(Charts and diagrams as code)
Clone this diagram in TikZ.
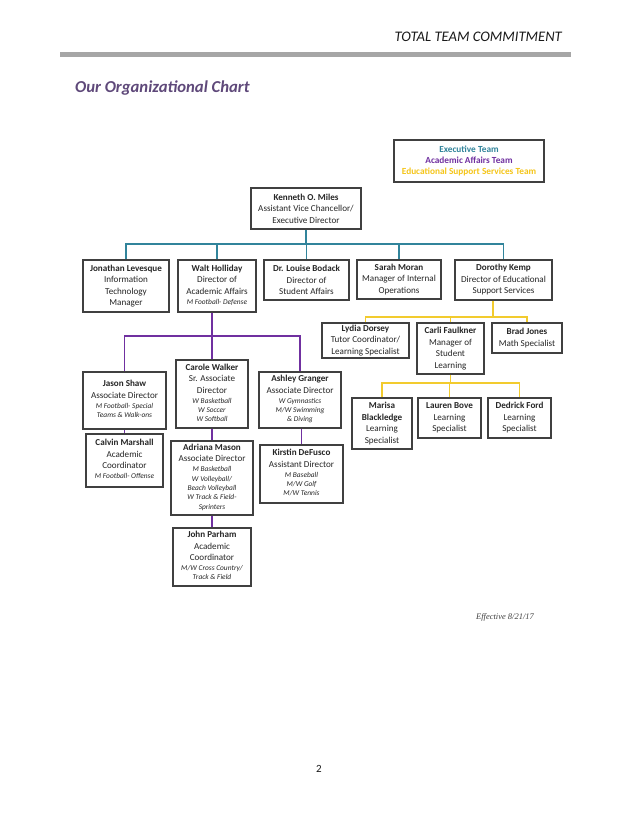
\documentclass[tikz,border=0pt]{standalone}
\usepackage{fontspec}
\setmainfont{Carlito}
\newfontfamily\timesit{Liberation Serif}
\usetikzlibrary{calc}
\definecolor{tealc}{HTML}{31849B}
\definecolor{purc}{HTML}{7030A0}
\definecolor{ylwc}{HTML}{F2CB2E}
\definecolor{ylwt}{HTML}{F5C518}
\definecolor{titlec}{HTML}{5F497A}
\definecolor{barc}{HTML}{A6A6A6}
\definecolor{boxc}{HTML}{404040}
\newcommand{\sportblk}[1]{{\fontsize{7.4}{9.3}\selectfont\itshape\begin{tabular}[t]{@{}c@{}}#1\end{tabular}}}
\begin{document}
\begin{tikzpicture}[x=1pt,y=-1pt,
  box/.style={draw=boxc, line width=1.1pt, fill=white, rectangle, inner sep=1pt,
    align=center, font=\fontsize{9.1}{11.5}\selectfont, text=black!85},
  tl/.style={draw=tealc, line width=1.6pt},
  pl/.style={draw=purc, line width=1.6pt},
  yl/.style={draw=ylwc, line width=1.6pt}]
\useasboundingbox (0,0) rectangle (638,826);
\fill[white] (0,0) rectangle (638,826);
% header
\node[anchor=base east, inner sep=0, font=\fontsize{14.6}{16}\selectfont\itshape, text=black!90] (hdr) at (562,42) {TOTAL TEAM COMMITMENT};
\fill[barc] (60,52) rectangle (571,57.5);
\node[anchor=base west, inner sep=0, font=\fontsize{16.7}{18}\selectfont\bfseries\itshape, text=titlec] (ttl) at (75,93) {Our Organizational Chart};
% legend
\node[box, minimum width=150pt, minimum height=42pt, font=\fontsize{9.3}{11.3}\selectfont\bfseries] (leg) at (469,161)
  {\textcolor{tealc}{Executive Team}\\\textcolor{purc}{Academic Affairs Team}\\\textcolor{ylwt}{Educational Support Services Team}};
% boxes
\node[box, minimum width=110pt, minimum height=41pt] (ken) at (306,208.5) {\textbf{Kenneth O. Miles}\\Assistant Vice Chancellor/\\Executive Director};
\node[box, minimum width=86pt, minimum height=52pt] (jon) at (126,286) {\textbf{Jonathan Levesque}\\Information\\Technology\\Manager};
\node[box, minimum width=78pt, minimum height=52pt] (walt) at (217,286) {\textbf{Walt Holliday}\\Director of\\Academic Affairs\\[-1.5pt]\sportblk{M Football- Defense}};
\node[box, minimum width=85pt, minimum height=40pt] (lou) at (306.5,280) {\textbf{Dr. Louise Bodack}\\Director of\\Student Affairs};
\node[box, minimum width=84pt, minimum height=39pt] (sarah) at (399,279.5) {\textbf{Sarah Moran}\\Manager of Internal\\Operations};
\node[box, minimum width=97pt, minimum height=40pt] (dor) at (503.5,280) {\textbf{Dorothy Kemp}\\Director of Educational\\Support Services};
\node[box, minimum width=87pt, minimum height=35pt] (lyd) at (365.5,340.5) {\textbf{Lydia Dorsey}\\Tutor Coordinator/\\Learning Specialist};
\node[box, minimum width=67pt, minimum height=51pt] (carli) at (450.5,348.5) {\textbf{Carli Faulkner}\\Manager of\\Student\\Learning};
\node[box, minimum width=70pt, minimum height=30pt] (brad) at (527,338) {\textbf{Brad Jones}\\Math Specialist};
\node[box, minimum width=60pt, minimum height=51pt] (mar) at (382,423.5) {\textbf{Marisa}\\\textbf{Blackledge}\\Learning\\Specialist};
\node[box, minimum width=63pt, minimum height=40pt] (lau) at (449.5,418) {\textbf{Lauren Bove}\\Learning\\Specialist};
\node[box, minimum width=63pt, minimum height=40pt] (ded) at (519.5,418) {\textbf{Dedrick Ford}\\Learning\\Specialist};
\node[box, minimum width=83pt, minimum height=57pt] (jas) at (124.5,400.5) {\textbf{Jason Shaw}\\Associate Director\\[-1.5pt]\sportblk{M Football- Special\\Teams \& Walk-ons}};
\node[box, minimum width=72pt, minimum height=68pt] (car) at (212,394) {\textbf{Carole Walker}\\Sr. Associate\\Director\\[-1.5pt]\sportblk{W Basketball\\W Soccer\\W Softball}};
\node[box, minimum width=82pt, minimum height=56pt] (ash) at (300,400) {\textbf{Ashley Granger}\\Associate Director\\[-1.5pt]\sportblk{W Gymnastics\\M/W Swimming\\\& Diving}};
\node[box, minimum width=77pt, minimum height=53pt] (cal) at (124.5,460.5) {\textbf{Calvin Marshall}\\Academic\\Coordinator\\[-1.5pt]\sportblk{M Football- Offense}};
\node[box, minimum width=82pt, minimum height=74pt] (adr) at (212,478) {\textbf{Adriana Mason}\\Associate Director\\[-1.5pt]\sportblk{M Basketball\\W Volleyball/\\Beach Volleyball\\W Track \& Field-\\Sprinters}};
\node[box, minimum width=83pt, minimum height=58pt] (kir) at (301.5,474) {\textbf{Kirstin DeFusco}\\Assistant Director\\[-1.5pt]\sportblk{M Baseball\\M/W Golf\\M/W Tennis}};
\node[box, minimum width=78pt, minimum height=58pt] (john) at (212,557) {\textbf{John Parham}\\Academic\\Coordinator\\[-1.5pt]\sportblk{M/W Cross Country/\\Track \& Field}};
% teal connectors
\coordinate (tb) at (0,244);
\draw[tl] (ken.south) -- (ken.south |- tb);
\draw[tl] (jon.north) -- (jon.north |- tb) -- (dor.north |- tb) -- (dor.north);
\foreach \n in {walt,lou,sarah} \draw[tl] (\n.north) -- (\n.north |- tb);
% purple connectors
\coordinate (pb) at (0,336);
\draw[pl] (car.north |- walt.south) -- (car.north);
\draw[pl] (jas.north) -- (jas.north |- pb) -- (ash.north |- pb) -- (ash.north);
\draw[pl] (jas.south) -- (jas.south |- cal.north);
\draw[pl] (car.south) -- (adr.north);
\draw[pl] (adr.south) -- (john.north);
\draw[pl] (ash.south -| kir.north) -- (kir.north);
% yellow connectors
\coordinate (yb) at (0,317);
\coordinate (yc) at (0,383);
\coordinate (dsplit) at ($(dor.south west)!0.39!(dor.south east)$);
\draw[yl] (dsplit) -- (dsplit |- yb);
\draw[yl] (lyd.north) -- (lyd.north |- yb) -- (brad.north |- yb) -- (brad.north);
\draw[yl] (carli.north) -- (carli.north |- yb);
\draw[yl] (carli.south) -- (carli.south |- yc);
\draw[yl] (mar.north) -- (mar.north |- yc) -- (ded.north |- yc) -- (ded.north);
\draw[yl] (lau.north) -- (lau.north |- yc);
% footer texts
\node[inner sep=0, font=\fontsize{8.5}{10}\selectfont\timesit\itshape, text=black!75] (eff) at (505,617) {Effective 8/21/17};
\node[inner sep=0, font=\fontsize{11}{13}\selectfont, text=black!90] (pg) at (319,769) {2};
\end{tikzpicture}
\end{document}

* * *

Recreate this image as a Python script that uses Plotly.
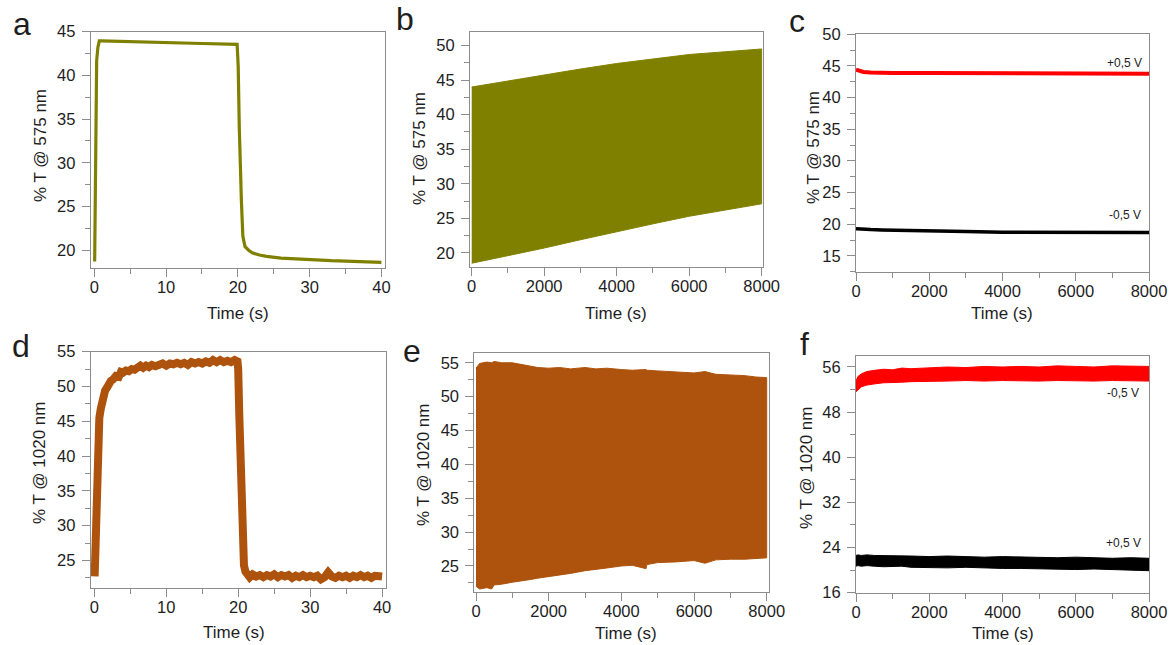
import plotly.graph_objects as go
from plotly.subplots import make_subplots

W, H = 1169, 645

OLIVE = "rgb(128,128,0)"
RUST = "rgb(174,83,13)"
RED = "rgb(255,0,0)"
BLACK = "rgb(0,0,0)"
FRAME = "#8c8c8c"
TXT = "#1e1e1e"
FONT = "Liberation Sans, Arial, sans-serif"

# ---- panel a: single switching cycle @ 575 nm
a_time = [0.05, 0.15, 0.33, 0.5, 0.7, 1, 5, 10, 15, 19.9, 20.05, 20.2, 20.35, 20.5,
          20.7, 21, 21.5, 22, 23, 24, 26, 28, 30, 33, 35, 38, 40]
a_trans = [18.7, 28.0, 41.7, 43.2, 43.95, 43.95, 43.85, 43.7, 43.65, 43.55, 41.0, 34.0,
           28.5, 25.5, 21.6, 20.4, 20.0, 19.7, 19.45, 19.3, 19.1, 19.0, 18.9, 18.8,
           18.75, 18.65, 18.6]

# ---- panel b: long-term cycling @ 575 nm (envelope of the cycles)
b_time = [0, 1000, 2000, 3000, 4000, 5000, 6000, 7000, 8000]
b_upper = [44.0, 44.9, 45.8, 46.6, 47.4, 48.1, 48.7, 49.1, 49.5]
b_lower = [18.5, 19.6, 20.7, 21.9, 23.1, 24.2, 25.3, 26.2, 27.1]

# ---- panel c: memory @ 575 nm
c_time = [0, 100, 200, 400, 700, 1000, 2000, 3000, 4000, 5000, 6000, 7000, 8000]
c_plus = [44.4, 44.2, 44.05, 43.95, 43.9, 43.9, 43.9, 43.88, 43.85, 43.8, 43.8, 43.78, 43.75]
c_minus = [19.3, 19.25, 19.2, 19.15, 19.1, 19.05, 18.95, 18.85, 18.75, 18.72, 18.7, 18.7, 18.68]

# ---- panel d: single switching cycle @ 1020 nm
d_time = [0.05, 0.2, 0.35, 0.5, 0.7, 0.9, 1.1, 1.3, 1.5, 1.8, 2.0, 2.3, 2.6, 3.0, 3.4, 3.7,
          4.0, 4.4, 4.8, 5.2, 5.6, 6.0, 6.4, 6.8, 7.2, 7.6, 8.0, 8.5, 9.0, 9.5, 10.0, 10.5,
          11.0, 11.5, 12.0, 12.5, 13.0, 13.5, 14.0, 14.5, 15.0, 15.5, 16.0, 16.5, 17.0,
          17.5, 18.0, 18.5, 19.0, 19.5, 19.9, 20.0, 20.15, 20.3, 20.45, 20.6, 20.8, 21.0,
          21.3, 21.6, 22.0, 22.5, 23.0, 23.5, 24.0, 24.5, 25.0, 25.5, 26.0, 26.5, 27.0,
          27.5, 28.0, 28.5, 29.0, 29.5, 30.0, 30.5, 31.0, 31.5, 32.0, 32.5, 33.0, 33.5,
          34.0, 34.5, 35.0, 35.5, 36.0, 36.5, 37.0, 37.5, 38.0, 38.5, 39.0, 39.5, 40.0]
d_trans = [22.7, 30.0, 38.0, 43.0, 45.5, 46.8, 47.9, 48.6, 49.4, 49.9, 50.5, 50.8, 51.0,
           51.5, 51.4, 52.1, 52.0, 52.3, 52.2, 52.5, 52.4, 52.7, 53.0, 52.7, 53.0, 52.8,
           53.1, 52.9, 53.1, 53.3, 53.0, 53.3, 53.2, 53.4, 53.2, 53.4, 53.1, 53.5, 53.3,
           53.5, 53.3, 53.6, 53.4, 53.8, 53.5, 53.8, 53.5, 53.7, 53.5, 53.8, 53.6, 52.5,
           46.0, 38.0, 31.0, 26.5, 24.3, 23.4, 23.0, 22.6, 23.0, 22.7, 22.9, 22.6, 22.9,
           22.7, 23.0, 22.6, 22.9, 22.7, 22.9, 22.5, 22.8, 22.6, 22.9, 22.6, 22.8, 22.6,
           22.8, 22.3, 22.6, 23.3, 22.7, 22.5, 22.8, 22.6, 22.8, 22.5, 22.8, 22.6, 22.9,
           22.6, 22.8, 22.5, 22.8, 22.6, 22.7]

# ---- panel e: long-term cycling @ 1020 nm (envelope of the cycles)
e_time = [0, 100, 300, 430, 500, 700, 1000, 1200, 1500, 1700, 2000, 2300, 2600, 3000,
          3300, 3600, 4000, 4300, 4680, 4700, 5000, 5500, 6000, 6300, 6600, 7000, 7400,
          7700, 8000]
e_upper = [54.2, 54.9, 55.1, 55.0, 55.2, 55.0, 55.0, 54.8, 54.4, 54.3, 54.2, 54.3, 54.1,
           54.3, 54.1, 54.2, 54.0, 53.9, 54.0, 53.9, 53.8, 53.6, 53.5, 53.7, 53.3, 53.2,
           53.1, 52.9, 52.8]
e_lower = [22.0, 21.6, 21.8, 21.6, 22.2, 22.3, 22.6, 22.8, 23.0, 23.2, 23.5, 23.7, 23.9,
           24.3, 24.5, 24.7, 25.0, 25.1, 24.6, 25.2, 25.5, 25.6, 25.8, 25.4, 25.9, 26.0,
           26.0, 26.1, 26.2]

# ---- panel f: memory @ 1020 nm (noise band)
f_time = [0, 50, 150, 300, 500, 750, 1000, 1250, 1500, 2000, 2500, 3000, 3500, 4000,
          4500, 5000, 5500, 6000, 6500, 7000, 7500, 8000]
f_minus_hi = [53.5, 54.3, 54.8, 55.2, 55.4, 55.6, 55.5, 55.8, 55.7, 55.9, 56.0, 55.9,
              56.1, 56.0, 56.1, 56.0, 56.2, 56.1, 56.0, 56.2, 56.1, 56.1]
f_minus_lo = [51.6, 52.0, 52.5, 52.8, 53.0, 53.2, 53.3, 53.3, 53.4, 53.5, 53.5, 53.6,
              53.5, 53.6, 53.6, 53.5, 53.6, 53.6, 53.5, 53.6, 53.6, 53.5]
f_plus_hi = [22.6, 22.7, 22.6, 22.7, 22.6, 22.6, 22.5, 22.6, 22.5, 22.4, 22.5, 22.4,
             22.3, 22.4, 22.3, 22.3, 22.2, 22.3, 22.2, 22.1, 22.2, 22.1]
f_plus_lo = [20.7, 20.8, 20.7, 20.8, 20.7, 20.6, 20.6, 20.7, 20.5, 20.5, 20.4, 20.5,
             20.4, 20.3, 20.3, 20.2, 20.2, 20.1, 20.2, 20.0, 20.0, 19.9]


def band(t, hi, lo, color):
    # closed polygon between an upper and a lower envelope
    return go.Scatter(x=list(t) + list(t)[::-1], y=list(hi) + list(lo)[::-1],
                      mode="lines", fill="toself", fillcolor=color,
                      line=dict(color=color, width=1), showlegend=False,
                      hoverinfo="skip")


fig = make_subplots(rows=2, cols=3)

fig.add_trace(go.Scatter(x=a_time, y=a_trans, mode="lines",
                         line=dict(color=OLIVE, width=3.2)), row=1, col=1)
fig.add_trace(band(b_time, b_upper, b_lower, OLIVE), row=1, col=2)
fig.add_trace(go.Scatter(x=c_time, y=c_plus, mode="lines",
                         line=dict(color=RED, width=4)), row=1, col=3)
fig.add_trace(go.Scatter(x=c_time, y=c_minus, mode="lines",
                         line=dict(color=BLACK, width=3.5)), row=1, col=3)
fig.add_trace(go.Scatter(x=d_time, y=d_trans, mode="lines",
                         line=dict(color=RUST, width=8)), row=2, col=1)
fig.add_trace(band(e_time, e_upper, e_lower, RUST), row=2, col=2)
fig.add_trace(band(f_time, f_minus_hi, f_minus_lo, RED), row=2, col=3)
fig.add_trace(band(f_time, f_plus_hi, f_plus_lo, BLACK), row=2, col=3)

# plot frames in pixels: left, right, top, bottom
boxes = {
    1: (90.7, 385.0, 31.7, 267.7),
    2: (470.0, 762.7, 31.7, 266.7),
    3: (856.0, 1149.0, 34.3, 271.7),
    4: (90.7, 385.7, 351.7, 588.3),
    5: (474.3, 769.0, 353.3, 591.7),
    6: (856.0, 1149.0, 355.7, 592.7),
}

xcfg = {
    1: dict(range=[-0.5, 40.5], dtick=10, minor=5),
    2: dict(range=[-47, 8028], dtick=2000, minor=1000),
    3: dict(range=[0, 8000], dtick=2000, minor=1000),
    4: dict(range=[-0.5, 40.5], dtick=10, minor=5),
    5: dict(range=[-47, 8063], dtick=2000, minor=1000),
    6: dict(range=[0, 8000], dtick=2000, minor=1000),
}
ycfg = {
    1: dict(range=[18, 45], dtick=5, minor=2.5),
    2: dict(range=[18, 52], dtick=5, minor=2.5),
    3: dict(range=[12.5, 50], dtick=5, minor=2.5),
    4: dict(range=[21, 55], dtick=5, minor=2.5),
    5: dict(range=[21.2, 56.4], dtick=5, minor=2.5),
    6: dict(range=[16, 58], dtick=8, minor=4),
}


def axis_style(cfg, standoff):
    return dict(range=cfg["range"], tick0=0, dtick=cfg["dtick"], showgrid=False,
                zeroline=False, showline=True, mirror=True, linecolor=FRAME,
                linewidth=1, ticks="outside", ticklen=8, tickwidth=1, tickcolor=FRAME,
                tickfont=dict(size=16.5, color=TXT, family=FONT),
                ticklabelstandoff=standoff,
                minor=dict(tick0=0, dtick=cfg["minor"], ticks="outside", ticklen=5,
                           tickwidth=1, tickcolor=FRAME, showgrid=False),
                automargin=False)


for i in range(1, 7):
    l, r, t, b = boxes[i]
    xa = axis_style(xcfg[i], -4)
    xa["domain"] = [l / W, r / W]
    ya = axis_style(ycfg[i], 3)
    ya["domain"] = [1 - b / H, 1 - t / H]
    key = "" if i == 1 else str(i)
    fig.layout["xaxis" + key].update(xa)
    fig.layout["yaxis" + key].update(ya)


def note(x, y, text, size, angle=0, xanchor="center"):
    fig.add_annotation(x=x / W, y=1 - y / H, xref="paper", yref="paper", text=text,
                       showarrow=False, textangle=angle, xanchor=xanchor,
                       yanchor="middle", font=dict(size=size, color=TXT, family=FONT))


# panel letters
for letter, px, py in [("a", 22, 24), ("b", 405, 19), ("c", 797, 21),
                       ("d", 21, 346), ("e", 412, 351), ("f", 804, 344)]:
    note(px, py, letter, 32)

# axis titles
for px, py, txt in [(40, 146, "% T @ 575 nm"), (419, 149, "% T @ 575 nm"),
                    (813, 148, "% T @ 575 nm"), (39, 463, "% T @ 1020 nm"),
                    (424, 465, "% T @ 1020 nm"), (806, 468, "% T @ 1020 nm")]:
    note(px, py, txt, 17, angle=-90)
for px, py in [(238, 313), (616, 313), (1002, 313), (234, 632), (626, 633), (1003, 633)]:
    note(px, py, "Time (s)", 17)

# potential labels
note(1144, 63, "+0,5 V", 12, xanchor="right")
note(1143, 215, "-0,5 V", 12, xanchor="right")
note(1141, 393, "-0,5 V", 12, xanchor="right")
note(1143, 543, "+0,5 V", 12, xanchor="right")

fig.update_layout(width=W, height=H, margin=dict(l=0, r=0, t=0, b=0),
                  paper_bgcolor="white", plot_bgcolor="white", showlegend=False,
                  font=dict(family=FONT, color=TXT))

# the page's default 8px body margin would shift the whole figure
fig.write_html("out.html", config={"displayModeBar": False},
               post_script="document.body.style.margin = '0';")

» DO THIS:
Print out, exactly and with nothing added, the lines starting at the line holding "Recreate this image" and ending at the line holding "18.7, 18.7, 18.68]", minus any pictures.

» THE ANSWER:
Recreate this image as a Python script that uses Plotly.
import plotly.graph_objects as go
from plotly.subplots import make_subplots

W, H = 1169, 645

OLIVE = "rgb(128,128,0)"
RUST = "rgb(174,83,13)"
RED = "rgb(255,0,0)"
BLACK = "rgb(0,0,0)"
FRAME = "#8c8c8c"
TXT = "#1e1e1e"
FONT = "Liberation Sans, Arial, sans-serif"

# ---- panel a: single switching cycle @ 575 nm
a_time = [0.05, 0.15, 0.33, 0.5, 0.7, 1, 5, 10, 15, 19.9, 20.05, 20.2, 20.35, 20.5,
          20.7, 21, 21.5, 22, 23, 24, 26, 28, 30, 33, 35, 38, 40]
a_trans = [18.7, 28.0, 41.7, 43.2, 43.95, 43.95, 43.85, 43.7, 43.65, 43.55, 41.0, 34.0,
           28.5, 25.5, 21.6, 20.4, 20.0, 19.7, 19.45, 19.3, 19.1, 19.0, 18.9, 18.8,
           18.75, 18.65, 18.6]

# ---- panel b: long-term cycling @ 575 nm (envelope of the cycles)
b_time = [0, 1000, 2000, 3000, 4000, 5000, 6000, 7000, 8000]
b_upper = [44.0, 44.9, 45.8, 46.6, 47.4, 48.1, 48.7, 49.1, 49.5]
b_lower = [18.5, 19.6, 20.7, 21.9, 23.1, 24.2, 25.3, 26.2, 27.1]

# ---- panel c: memory @ 575 nm
c_time = [0, 100, 200, 400, 700, 1000, 2000, 3000, 4000, 5000, 6000, 7000, 8000]
c_plus = [44.4, 44.2, 44.05, 43.95, 43.9, 43.9, 43.9, 43.88, 43.85, 43.8, 43.8, 43.78, 43.75]
c_minus = [19.3, 19.25, 19.2, 19.15, 19.1, 19.05, 18.95, 18.85, 18.75, 18.72, 18.7, 18.7, 18.68]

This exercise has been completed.